With further reference to FIG. 4, once the coil spring 24 and the attached mercury capsules 26 have been inserted into the lamp tube 20, the lamp tube 20 is then press-sealed as indicated in FIG. 4 at 30, thus sealing the mounts 32 in the ends of the lamp envelope. The lamp tube 20 is then exhausted via the exhaust tube 22, sealing the operating gas in the lamp. By way of example, the operating gas may be argon. The lamp of FIG. 4 is shown as having coil type electrodes, but structure of the particular electrodes is not felt to affect the spring coil 24 design, and use of the mercury capsule support with any lamp electrode type is expected.

Once the lamp is sealed and exhausted, the mercury capsules 26 may then be opened up by an inductive or similar heater to release the mercury in the lamp.
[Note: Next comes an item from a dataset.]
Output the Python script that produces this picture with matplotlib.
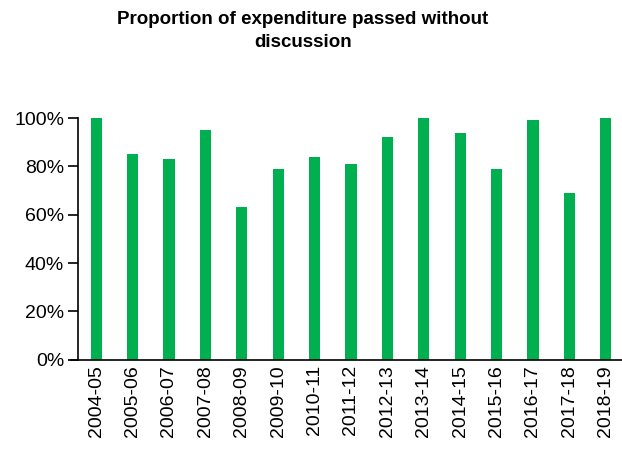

FIG. 4 schematically illustrates an induction heating device at 34. After the mercury capsules 26 have been opened to release the mercury, the lamp may be lighted and finished.

While there have been shown and described what are at present considered the preferred embodiments of the invention, it will be obvious to those skilled in the art that various other changes and modifications may be made therein without departing from the scope of the invention as defined by the appended claims.

Claims

What is claimed is:

1. A lamp having a mercury fill component comprising, an envelope having electrodes and associated press-seal areas at opposite ends of the envelope, the envelope adapted to contain a rare gas fill after sealing, a compressible coil spring disposed substantially midway intermediate the press-seal areas and positioned independent of and spaced from the press-seal areas and at least one sealed mercury capsule openable at a distance by radiant means and disposed at an end of the coil spring, the coil spring having an uncompressed state prior to insertion in the envelope and a compressed state upon insertion in the envelope for retention of the coil spring and in turn the mercury capsule in a fixed position in the envelope.

2. In a rare gas tubular envelope, a mercury capsule adapted to be positioned in the envelope for subsequent opening to dose the envelope with mercury, the improvement comprising, means for supporting the mercury capsule at a position independent of and separated from a press-seal area, the means for supporting comprising a metal coil spring for holding the capsule and having a diameter greater than the inner diameter of the tubular envelope during an uncompressed state prior to insertion into the tubular envelope and a compressed state upon insertion into the tubular envelope for retention of the compression positioning means and in turn the mercury capsule in a fixed position in the tubular envelope.